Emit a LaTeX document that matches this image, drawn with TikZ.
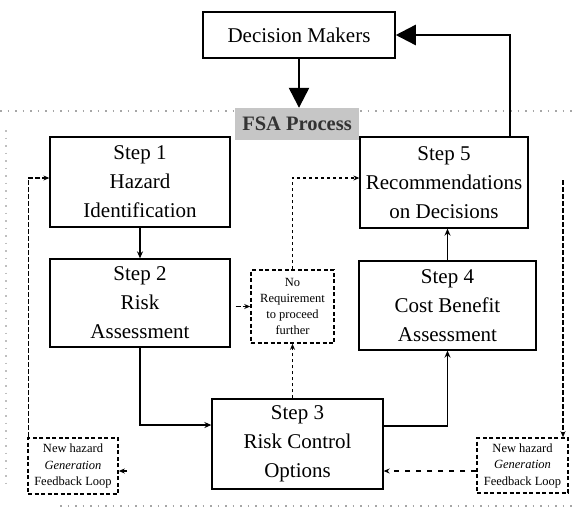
\documentclass[tikz,border=0pt]{standalone}
\usepackage{fontspec}
\setmainfont{Liberation Serif}
\usetikzlibrary{arrows.meta,positioning}
\tikzset{
  stepbox/.style={draw,line width=1.3pt,minimum width=#1,align=center,inner sep=0pt,
    font=\fontsize{21}{29}\selectfont},
  notebox/.style={draw,line width=1.6pt,dash pattern=on 4pt off 2.5pt,align=center,inner sep=0pt,
    font=\fontsize{12.5}{16.5}\selectfont},
  flow/.style={line width=1.4pt,-{Stealth[length=7pt,width=6pt]}},
  bigflow/.style={line width=2.4pt,-{Triangle[length=20pt,width=20pt]}},
  dotflow/.style={line width=1.1pt,dash pattern=on 3pt off 3pt,-{Stealth[length=6pt,width=5pt]}},
  dashflow/.style={line width=1.2pt,dash pattern=on 5pt off 2pt,-{Stealth[length=6pt,width=5pt]}},
  loosedash/.style={line width=1.1pt,dash pattern=on 5pt off 6pt,-{Stealth[length=6pt,width=5pt]}},
  guide/.style={gray!70,line width=1.2pt,dash pattern=on 1.5pt off 6pt}
}
\begin{document}
\begin{tikzpicture}[x=1pt,y=-1pt]
\useasboundingbox (0,0) rectangle (575,512);
% guide dotted lines
\draw[guide] (0,111) -- (575,111);
\draw[guide] (60,506) -- (575,506);
\draw[guide,gray!50] (6,130) -- (6,490);

% nodes
\node[draw,line width=1.5pt,minimum width=192pt,minimum height=46pt,inner sep=0pt,
  font=\fontsize{21}{25}\selectfont] (dm) at (299,35) {Decision Makers};
\node[fill=gray!45,minimum width=124pt,minimum height=32pt,inner sep=0pt,text=black!80,
  font=\fontsize{20.5}{24}\selectfont\bfseries] (fsa) at (297,124) {FSA Process};

\node[stepbox=180pt,minimum height=90pt] (s1) at (140,182) {Step 1\\Hazard\\Identification};
\node[stepbox=168pt,minimum height=91pt] (s5) at (444,182.5) {Step 5\\Recommendations\\on Decisions};
\node[stepbox=180pt,minimum height=88pt] (s2) at (140,303) {Step 2\\Risk\\Assessment};
\node[stepbox=177pt,minimum height=89pt] (s4) at (447.5,305.5) {Step 4\\Cost Benefit\\Assessment};
\node[stepbox=171pt,minimum height=90pt] (s3) at (297.5,444) {Step 3\\Risk Control\\Options};

\node[notebox,minimum width=83pt,minimum height=73pt,
  font=\fontsize{12.5}{16}\selectfont] (nr) at (292.5,306.5) {No\\Requirement\\to proceed\\further};
\node[notebox,minimum width=90pt,minimum height=56pt] (nhl) at (73,466) {New hazard\\\textit{Generation}\\Feedback Loop};
\node[notebox,minimum width=91pt,minimum height=55pt] (nhr) at (522.5,465.5) {New hazard\\\textit{Generation}\\Feedback Loop};

% big arrows
\draw[bigflow] (dm.south) -- (dm.south |- fsa.north);
\draw[bigflow] ([xshift=66pt]s5.north) |- (dm.east);

% solid flow
\draw[flow] (s1.south) -- (s2.north);
\draw[flow] (s2.south) |- ([yshift=19pt]s3.west);
\draw[flow] ([yshift=18pt]s3.east) -| (s4.south);
\draw[flow] (s4.north) -- (s4.north |- s5.south);

% dotted / dashed
\draw[dashflow] ([xshift=5pt]s2.east |- nr.west) -- (nr.west);
\draw[dotflow] (nr.south |- s3.north) -- (nr.south);
\draw[dotflow] (nr.north) |- ([yshift=4.5pt]s5.west);
\draw[dashflow] ([xshift=1pt]nhl.north west) |- ([yshift=4pt]s1.west);
\coordinate (rs) at (563,180);
\draw[dashflow] (rs) -- (rs |- nhr.north);
\draw[loosedash] (nhr.west |- 0,471) -- (s3.east |- 0,471);
\coordinate (ls) at (127,471);
\draw[dashflow] (ls) -- (nhl.east |- ls);
\end{tikzpicture}
\end{document}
..........
> **What needs to be done**: Please set down each line of the data above exactly as written, without the pictures.

> **Expected answer**:
Emit a LaTeX document that matches this image, drawn with TikZ.
\documentclass[tikz,border=0pt]{standalone}
\usepackage{fontspec}
\setmainfont{Liberation Serif}
\usetikzlibrary{arrows.meta,positioning}
\tikzset{
  stepbox/.style={draw,line width=1.3pt,minimum width=#1,align=center,inner sep=0pt,
    font=\fontsize{21}{29}\selectfont},
  notebox/.style={draw,line width=1.6pt,dash pattern=on 4pt off 2.5pt,align=center,inner sep=0pt,
    font=\fontsize{12.5}{16.5}\selectfont},
  flow/.style={line width=1.4pt,-{Stealth[length=7pt,width=6pt]}},
  bigflow/.style={line width=2.4pt,-{Triangle[length=20pt,width=20pt]}},
  dotflow/.style={line width=1.1pt,dash pattern=on 3pt off 3pt,-{Stealth[length=6pt,width=5pt]}},
  dashflow/.style={line width=1.2pt,dash pattern=on 5pt off 2pt,-{Stealth[length=6pt,width=5pt]}},
  loosedash/.style={line width=1.1pt,dash pattern=on 5pt off 6pt,-{Stealth[length=6pt,width=5pt]}},
  guide/.style={gray!70,line width=1.2pt,dash pattern=on 1.5pt off 6pt}
}
\begin{document}
\begin{tikzpicture}[x=1pt,y=-1pt]
\useasboundingbox (0,0) rectangle (575,512);
% guide dotted lines
\draw[guide] (0,111) -- (575,111);
\draw[guide] (60,506) -- (575,506);
\draw[guide,gray!50] (6,130) -- (6,490);

% nodes
\node[draw,line width=1.5pt,minimum width=192pt,minimum height=46pt,inner sep=0pt,
  font=\fontsize{21}{25}\selectfont] (dm) at (299,35) {Decision Makers};
\node[fill=gray!45,minimum width=124pt,minimum height=32pt,inner sep=0pt,text=black!80,
  font=\fontsize{20.5}{24}\selectfont\bfseries] (fsa) at (297,124) {FSA Process};

\node[stepbox=180pt,minimum height=90pt] (s1) at (140,182) {Step 1\\Hazard\\Identification};
\node[stepbox=168pt,minimum height=91pt] (s5) at (444,182.5) {Step 5\\Recommendations\\on Decisions};
\node[stepbox=180pt,minimum height=88pt] (s2) at (140,303) {Step 2\\Risk\\Assessment};
\node[stepbox=177pt,minimum height=89pt] (s4) at (447.5,305.5) {Step 4\\Cost Benefit\\Assessment};
\node[stepbox=171pt,minimum height=90pt] (s3) at (297.5,444) {Step 3\\Risk Control\\Options};

\node[notebox,minimum width=83pt,minimum height=73pt,
  font=\fontsize{12.5}{16}\selectfont] (nr) at (292.5,306.5) {No\\Requirement\\to proceed\\further};
\node[notebox,minimum width=90pt,minimum height=56pt] (nhl) at (73,466) {New hazard\\\textit{Generation}\\Feedback Loop};
\node[notebox,minimum width=91pt,minimum height=55pt] (nhr) at (522.5,465.5) {New hazard\\\textit{Generation}\\Feedback Loop};

% big arrows
\draw[bigflow] (dm.south) -- (dm.south |- fsa.north);
\draw[bigflow] ([xshift=66pt]s5.north) |- (dm.east);

% solid flow
\draw[flow] (s1.south) -- (s2.north);
\draw[flow] (s2.south) |- ([yshift=19pt]s3.west);
\draw[flow] ([yshift=18pt]s3.east) -| (s4.south);
\draw[flow] (s4.north) -- (s4.north |- s5.south);

% dotted / dashed
\draw[dashflow] ([xshift=5pt]s2.east |- nr.west) -- (nr.west);
\draw[dotflow] (nr.south |- s3.north) -- (nr.south);
\draw[dotflow] (nr.north) |- ([yshift=4.5pt]s5.west);
\draw[dashflow] ([xshift=1pt]nhl.north west) |- ([yshift=4pt]s1.west);
\coordinate (rs) at (563,180);
\draw[dashflow] (rs) -- (rs |- nhr.north);
\draw[loosedash] (nhr.west |- 0,471) -- (s3.east |- 0,471);
\coordinate (ls) at (127,471);
\draw[dashflow] (ls) -- (nhl.east |- ls);
\end{tikzpicture}
\end{document}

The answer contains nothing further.